By Meghan Hall
Almost a year after the City of Mountain View unanimously voted to implement its North Bayshore Precise Plan, Google formally submitted not just one—but two—sets of plans for the redevelopment of its portion of North Bayshore along with San Rafael, Calif.,-based SyWest, who also owns parcels along North Shoreline Boulevard. The plans focus on the two “Complete Neighborhoods”—Joaquin and Shorebird—designated in the City’s Precise Plan as areas to become two active neighborhood centers. A preliminary glimpse at the proposal indicates that Google intends to facilitate the construction of between 6,000 and 6,600 new residential units, 35-acres of publicly accessible open space and the requalification of 1.175 million square feet of previously allocated office space from Shoreline Commons to Shorebird.
“Since the City’s adoption of the updated Precise Plan in 2017, we’ve worked to see how we could partner with the City and the community—by redeveloping our property and making investments in North Bayshore—to reach the Precise Plan’s social, environmental and design goals,” said Google in its planning documents.
According to public documents detailing Google’s Framework Plan and Bonus FAR Requalification Request, 20 percent of housing created by the plan will be affordable to low-, moderate- and middle-income individuals and families, surpassing the 15 percent of affordable housing required by Mountain View’s Precise Plan. When complete, the project would double the amount of affordable housing that currently exists in the city. The tech giant will implement a variety of strategies to hit its affordable housing goals, including donating several parcels of Google-owned land to the city in order to construct standalone affordable housing buildings. Google will also construct a variety of properties, targeting 70 percent rental units and 30 percent ownership.
“Creating new housing is one of the City’s highest public policy priorities and one of the region’s most pressing needs,” said the company in its planning documents. “Delivering that housing has become increasingly difficult, given limited land, increasing cost burdens of development, length of permitting and approvals, financing, escalation and uncertainty of construction costs. In order to make housing feasible, our Framework Plan relies on the economics and land values of commercial uses such as office development.”
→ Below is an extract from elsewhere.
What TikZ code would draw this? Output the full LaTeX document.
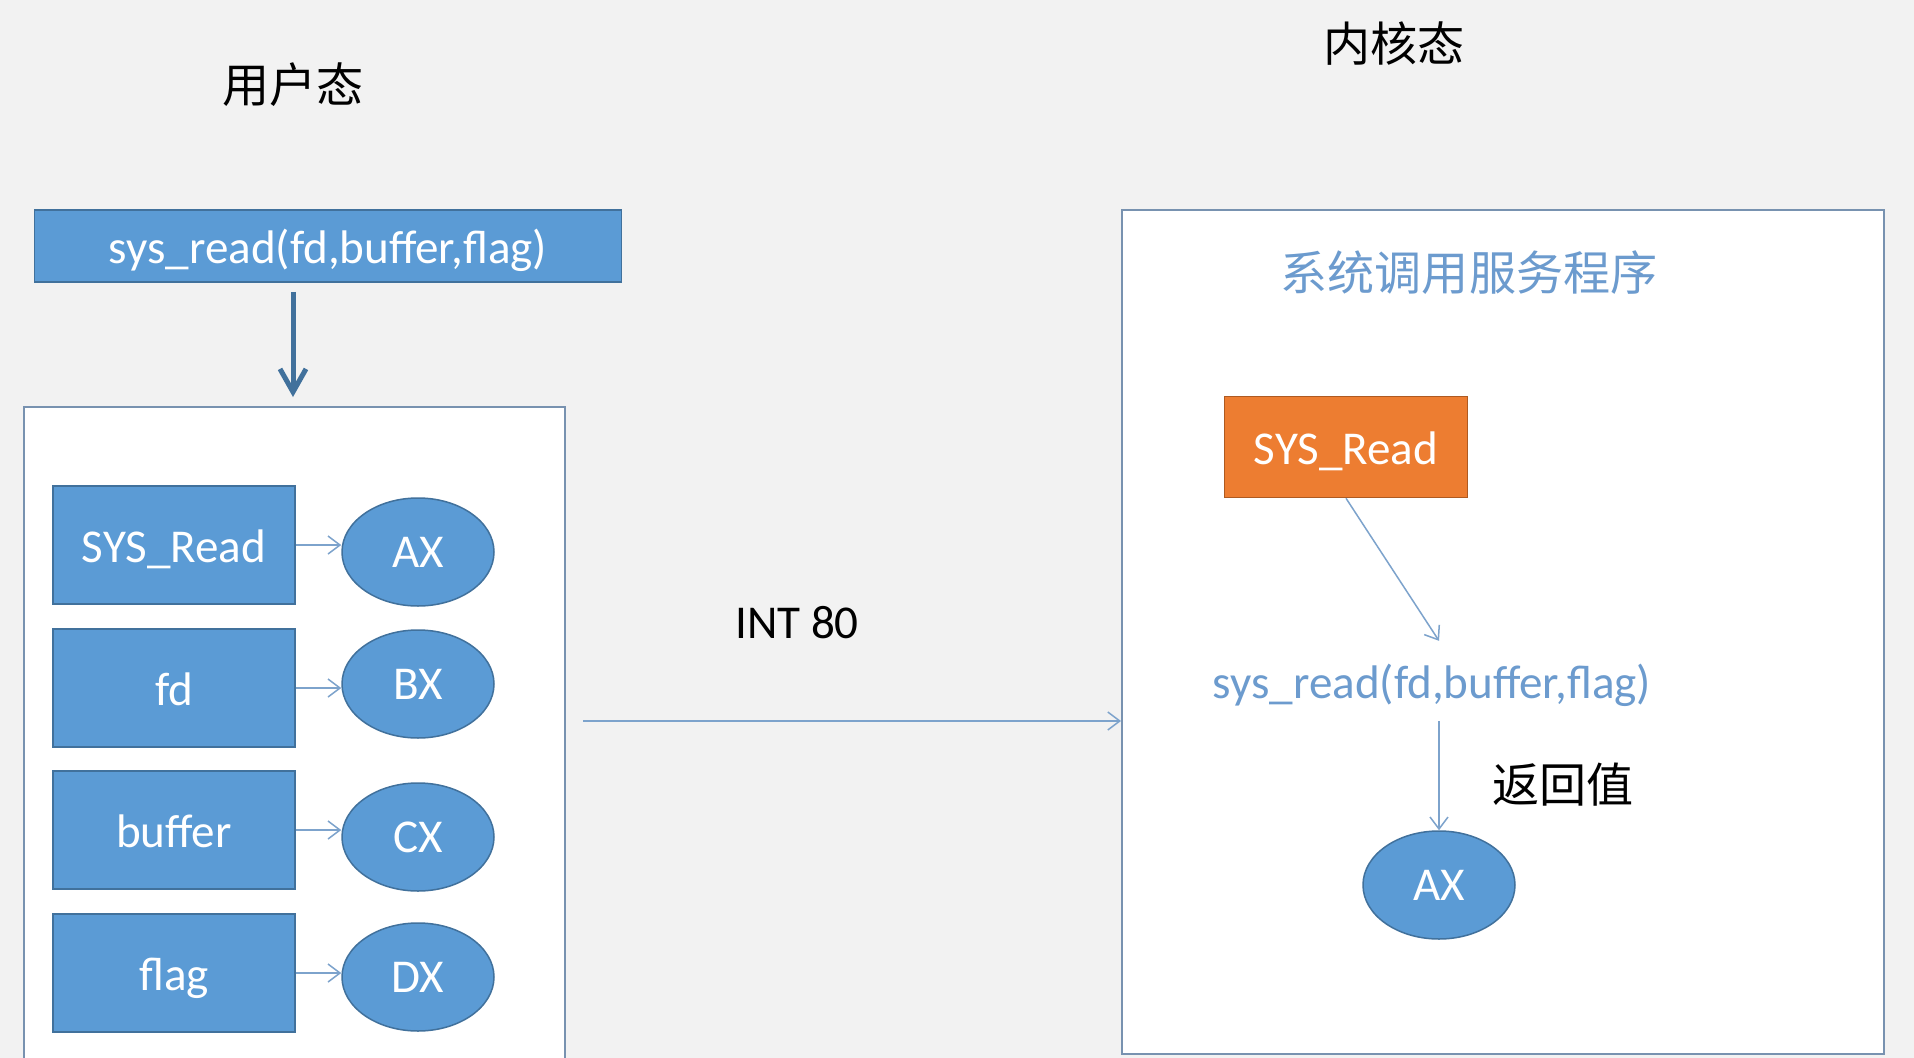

Google’s plans for the site also include more than 35 acres of publicly accessible open spaces, compared with the 16 acres designated in the Precise Plan. 16 of those acres will be reserved for habitats and trails, while another 13 acres are slated to become neighborhood parks and plazas. 7.5 miles of bike and pedestrian paths are also proposed in an effort to help the city hit its goal of a maximum of 45 percent peak hour trips by single occupancy vehicles.
Like many master development plans, Google’s proposal also includes commercial and retail spaces. Between 200,000 and 250,000 square feet of ground-floor retail and community services space will be built, and an additional 7-acre site will be designated for elementary school and shared-use sports fields.
The second planning document submitted, entitled the Shorebird Master Plan, describes the design concept, land use and programming strategies for the 66.3 acre area part of Google’s Master Plan proposal for the Shorebird neighborhood. Google plans to construct 2.13 million square feet of office space, but the demolition of roughly 25 currently occupied office buildings—totaling 872,000 square feet—would mean that the net increase of office space for the project would come in around 1.175 million square feet. The new office buildings would stand roughly 110 feet tall, while residential buildings could reach a height of 160 feet.
The office space that Google intends to build will come from the requalification of 1.451 million square feet originally allocated to LinkedIn and SyWest’s Shoreline project in 2015. However, in 2016, LinkedIn and Google agreed to a land swap, valued at more than $315 million, that would allow both companies to pursue their expansion goals unabated.
According Mountain View Principal Planner Martin Alkire, the City must review the submitted plans, since they have been modified from the original Bonus FAR allocations originally approved by the City. That process will culminate in a City Council meeting in the spring of 2019, at the latest.
“We are just in the stages of cracking that stuff open and what we will be doing is taking our analysis and moving it forward to City Council in late winter early spring of 2019,” said Alkire. “That’s kind of the latest and greatest information that we have.”
Based on the documents submitted, Google anticipates buildout of the development to take between 10 and 15 years.